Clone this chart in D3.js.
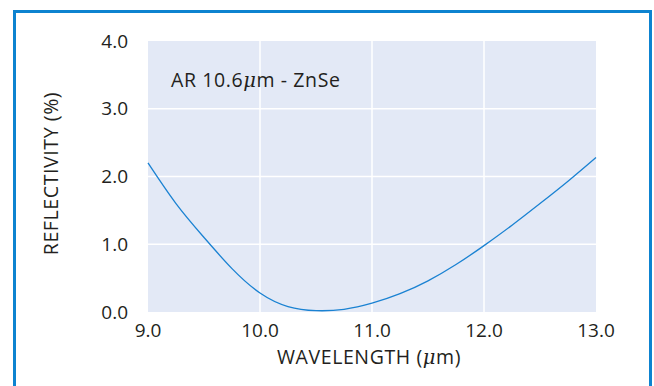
<!DOCTYPE html>
<html><head><meta charset="utf-8">
<script src="https://cdn.jsdelivr.net/npm/d3@7"></script>
<style>
html,body{margin:0;padding:0;background:#fff;}
svg{display:block;font-family:"Open Sans","Noto Sans",sans-serif;}
</style></head>
<body>
<script>
const wavelength = [9.0, 9.25, 9.5, 9.75, 10.0, 10.25, 10.5, 10.75, 11.0, 11.25, 11.5, 11.75, 12.0, 12.25, 12.5, 12.75, 13.0];
const reflectivity = [2.20, 1.60, 1.10, 0.64, 0.28, 0.08, 0.02, 0.04, 0.13, 0.27, 0.46, 0.70, 0.98, 1.28, 1.60, 1.93, 2.28];
const xTicks = [9.0, 10.0, 11.0, 12.0, 13.0];
const yTicks = [0.0, 1.0, 2.0, 3.0, 4.0];
const xTitle = "WAVELENGTH (";
const yTitle = "REFLECTIVITY (%)";
const noteText = ["AR 10.6", "m - ZnSe"];

const W = 654, H = 386;
const m = {left:148, right:596, top:41, bottom:312};
const svg = d3.select("body").append("svg").attr("width", W).attr("height", H);

svg.append("rect").attr("x",14.5).attr("y",11.5).attr("width",636).attr("height",420)
  .attr("fill","none").attr("stroke","#0d83d0").attr("stroke-width",3);

const x = d3.scaleLinear().domain([9,13]).range([m.left,m.right]);
const y = d3.scaleLinear().domain([0,4]).range([m.bottom,m.top]);

svg.append("rect").attr("x",m.left).attr("y",m.top).attr("width",m.right-m.left).attr("height",m.bottom-m.top).attr("fill","#e3e9f6");

svg.append("g").selectAll("line").data(xTicks.slice(1,-1)).join("line")
  .attr("x1",d=>x(d)).attr("x2",d=>x(d)).attr("y1",m.top).attr("y2",m.bottom)
  .attr("stroke","#fff").attr("stroke-width",1.5);
svg.append("g").selectAll("line").data(yTicks.slice(1,-1)).join("line")
  .attr("y1",d=>y(d)).attr("y2",d=>y(d)).attr("x1",m.left).attr("x2",m.right)
  .attr("stroke","#fff").attr("stroke-width",1.5);

const pts = wavelength.map((w,i)=>[w, reflectivity[i]]);
svg.append("path").datum(pts)
  .attr("d", d3.line().x(d=>x(d[0])).y(d=>y(d[1])).curve(d3.curveNatural))
  .attr("fill","none").attr("stroke","#1a82d2").attr("stroke-width",1.3);

const tc = "#231f20", fs = 19, fst = 19.5, ls = 0.6;
svg.append("g").selectAll("text").data(yTicks).join("text")
  .attr("x",128).attr("y",d=>y(d)).attr("dy","0.35em").attr("text-anchor","end")
  .attr("font-size",fs).attr("fill",tc).text(d=>d.toFixed(1));
svg.append("g").selectAll("text").data(xTicks).join("text")
  .attr("x",d=>x(d)).attr("y",337).attr("text-anchor","middle")
  .attr("font-size",fs).attr("fill",tc).text(d=>d.toFixed(1));

const xt = svg.append("text").attr("x",(m.left+m.right)/2-3).attr("y",364).attr("text-anchor","middle")
  .attr("font-size",fst).attr("letter-spacing",ls).attr("fill",tc);
xt.append("tspan").text(xTitle);
xt.append("tspan").attr("font-style","italic").attr("font-family","DejaVu Serif, serif").text("\u03BC");
xt.append("tspan").text("m)");

svg.append("text").attr("transform",`translate(58,${(m.top+m.bottom)/2-3}) rotate(-90)`)
  .attr("text-anchor","middle").attr("font-size",fst).attr("letter-spacing",ls).attr("fill",tc).text(yTitle);

const nt = svg.append("text").attr("x",171).attr("y",87).attr("font-size",fst).attr("letter-spacing",ls).attr("fill",tc);
nt.append("tspan").text(noteText[0]);
nt.append("tspan").attr("font-style","italic").attr("font-family","DejaVu Serif, serif").text("\u03BC");
nt.append("tspan").text(noteText[1]);
</script>
</body></html>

=======

From the first line of the material down to the line containing "y = d3.scaleLinear().domain([0,4]).range([m.bottom,m.top]);", inclusive, return each line exactly, skipping any picture.

Clone this chart in D3.js.
<!DOCTYPE html>
<html><head><meta charset="utf-8">
<script src="https://cdn.jsdelivr.net/npm/d3@7"></script>
<style>
html,body{margin:0;padding:0;background:#fff;}
svg{display:block;font-family:"Open Sans","Noto Sans",sans-serif;}
</style></head>
<body>
<script>
const wavelength = [9.0, 9.25, 9.5, 9.75, 10.0, 10.25, 10.5, 10.75, 11.0, 11.25, 11.5, 11.75, 12.0, 12.25, 12.5, 12.75, 13.0];
const reflectivity = [2.20, 1.60, 1.10, 0.64, 0.28, 0.08, 0.02, 0.04, 0.13, 0.27, 0.46, 0.70, 0.98, 1.28, 1.60, 1.93, 2.28];
const xTicks = [9.0, 10.0, 11.0, 12.0, 13.0];
const yTicks = [0.0, 1.0, 2.0, 3.0, 4.0];
const xTitle = "WAVELENGTH (";
const yTitle = "REFLECTIVITY (%)";
const noteText = ["AR 10.6", "m - ZnSe"];

const W = 654, H = 386;
const m = {left:148, right:596, top:41, bottom:312};
const svg = d3.select("body").append("svg").attr("width", W).attr("height", H);

svg.append("rect").attr("x",14.5).attr("y",11.5).attr("width",636).attr("height",420)
  .attr("fill","none").attr("stroke","#0d83d0").attr("stroke-width",3);

const x = d3.scaleLinear().domain([9,13]).range([m.left,m.right]);
const y = d3.scaleLinear().domain([0,4]).range([m.bottom,m.top]);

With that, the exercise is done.